Alla luce delle innegabili evidenze fin quì richiamate, ritengo indispensabile che la Commissione, nell’incertezza dell'avvenuta inutile decorrenza del termine per l'emanazione del decreto legislativo 66/2010,  che non può certo essere subordinata all'interesse politico, ma solo esclusivamente ai principi di legalità di cui all'articolo 76 della Costituzione - ritenga necessario, tramite del Ministro competente, ovvero il Ministro per i rapporti con il Parlamento, e comunque nelle forme di legge, di dover acquisire il parere del Consiglio di Stato sulla corretta interpretazione dell’articolo 14, comma 22, della legge 28 novembre 2005, n. 246, in relazione alle scadenze temporali che hanno caratterizzato il procedimento conclusosi poi con l'emanazione del decreto legislativo 15 marzo 2010, n. 66, dove il termine per l'espressione del parere parlamentare è venuto a scadere dopo lo spirare del termine per l'adozione del decreto legislativo, anziché nei trenta giorni che lo precedono; conseguentemente sulla illegittimità della proroga del termine per l'adozione del decreto e sugli effetti che la eventuale dichiarazione di intempestività del decreto avrebbe sugli atti compiuti nel periodo di vigenza del Codice dell'Ordinamento militare.

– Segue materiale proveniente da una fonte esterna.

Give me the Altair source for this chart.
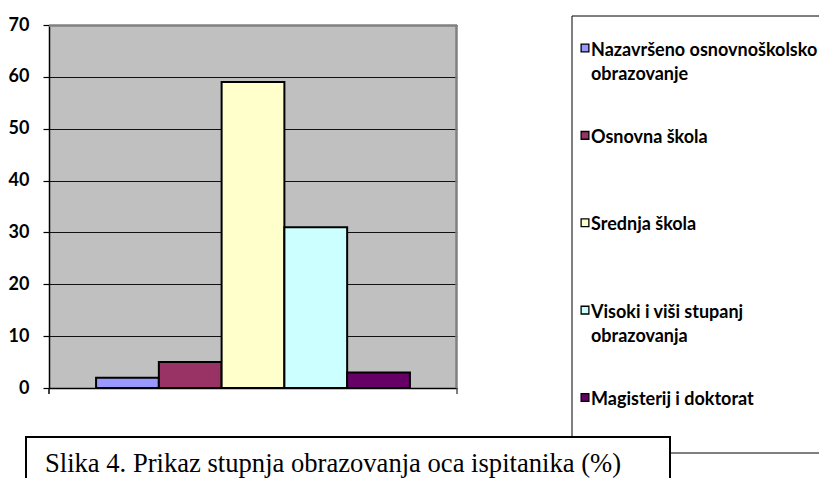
import altair as alt
import pandas as pd

# ---- data ----
categories = [
    "Nazavršeno osnovnoškolsko obrazovanje",
    "Osnovna škola",
    "Srednja škola",
    "Visoki i viši stupanj obrazovanja",
    "Magisterij i doktorat",
]
values = [2, 5, 59, 31, 3]
colors = ["#9999FF", "#993366", "#FFFFCC", "#CCFFFF", "#660066"]
legend_labels = ["Nazavršeno osnovnoškolsko\nobrazovanje", "Osnovna škola", "Srednja škola",
                 "Visoki i viši stupanj\nobrazovanja", "Magisterij i doktorat"]
y_ticks = [0, 10, 20, 30, 40, 50, 60, 70]
caption = "Slika 4. Prikaz stupnja obrazovanja oca ispitanika (%)"

df = pd.DataFrame({"cat": categories, "val": values, "lab": legend_labels})
one = pd.DataFrame({"k": [0]})

W, H = 408, 363
LEG_FONT = "Lato"

color = alt.Color("cat:N", scale=alt.Scale(domain=categories, range=colors), legend=None)

bars = alt.Chart(df).mark_bar(stroke="black", strokeWidth=2, opacity=1).encode(
    x=alt.X("cat:N", sort=categories,
            scale=alt.Scale(paddingInner=0, paddingOuter=0.75),
            axis=alt.Axis(title=None, labels=False, ticks=False, grid=False,
                          domainColor="black", domainWidth=1.5)),
    y=alt.Y("val:Q", scale=alt.Scale(domain=[0, 70], nice=False),
            axis=alt.Axis(title=None, values=y_ticks, orient="left", grid=True,
                          gridColor="#111111", gridWidth=1,
                          domainColor="black", domainWidth=1.5,
                          tickColor="black", tickSize=6, tickWidth=1.2,
                          labelFont=LEG_FONT, labelFontWeight="bold", labelFontSize=18,
                          labelColor="black", labelPadding=14)),
    color=color,
)

legend_y = alt.Y("cat:N", scale=alt.Scale(type="point", domain=categories,
                                          range=[23, 372.5], padding=0), axis=None)

leg_sq = alt.Chart(df).mark_point(shape="square", filled=True, size=60, stroke="black",
                                  strokeWidth=1.3, opacity=1).encode(
    x=alt.value(536), y=legend_y, color=color)

leg_txt = alt.Chart(df).mark_text(align="left", baseline="alphabetic", font=LEG_FONT,
                                  fontWeight="bold", fontSize=18, color="black",
                                  lineBreak="\n", lineHeight=24, dy=7.5).encode(
    x=alt.value(542), y=legend_y, text="lab:N")

legend_box = alt.Chart(one).mark_rect(fill="white", stroke="black", strokeWidth=1).encode(
    x=alt.value(523), x2=alt.value(830), y=alt.value(-9), y2=alt.value(428))
caption_box = alt.Chart(one).mark_rect(fill="white", stroke="black", strokeWidth=2).encode(
    x=alt.value(-23), x2=alt.value(621), y=alt.value(412), y2=alt.value(480))
caption_text = alt.Chart(one).mark_text(align="left", baseline="alphabetic",
                                        font="Liberation Serif", fontSize=26.6, color="black").encode(
    x=alt.value(-4), y=alt.value(447), text=alt.value(caption))

top_border = alt.Chart(one).mark_rule(color="#808080", strokeWidth=2.5).encode(
    x=alt.value(0), x2=alt.value(W), y=alt.value(0.5))
right_border = alt.Chart(one).mark_rule(color="#808080", strokeWidth=2.5).encode(
    x=alt.value(W - 0.5), y=alt.value(0), y2=alt.value(H))
left_ext = alt.Chart(one).mark_rule(color="black", strokeWidth=1.5).encode(
    x=alt.value(0), y=alt.value(H), y2=alt.value(H + 6))
right_ext = alt.Chart(one).mark_rule(color="#555555", strokeWidth=1.5).encode(
    x=alt.value(W), y=alt.value(H), y2=alt.value(H + 6))

chart = alt.layer(
    legend_box, caption_box, bars, top_border, right_border, left_ext, right_ext,
    leg_sq, leg_txt, caption_text,
).resolve_scale(y="independent").properties(
    width=W, height=H,
    autosize=alt.AutoSizeParams(type="none"),
    padding={"left": 41, "top": 17, "right": 362, "bottom": 90},
).configure_view(fill="#C0C0C0", strokeWidth=0)

chart.save("out.html", embed_options={"renderer": "svg", "actions": False})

Concludendo, coerentemente a quanto fino quì detto in merito al rispetto dei termini imposti dalla legge delega, ove la Commissione ritenesse di dover proseguire nell'esame dell'Atto n. 404, non posso non rilevare come la Commissione medesima stia procedendo all'espressione di un parere riferito a un decreto legislativo che è stato emanato in violazione di legge e quindi da considerarsi nullo.

L'eventuale e non auspicabile prosecuzione dei lavori in merito all'atto odiernamente in esame paleserebbe in modo inequivocabile la subordinazione dell'autonomia della Commissione agli interessi partitocratici e non al rigore della Legge. Per questi motivi noi radicali, anche a nome del Partito per la tutela dei diritti di militari e Forze di polizia (Pdm), non intendiamo essere complici di una palese violazione di legge e della mancata osservanza dei principi costituzionali, pertanto annuncio che non prenderò parte alla votazione.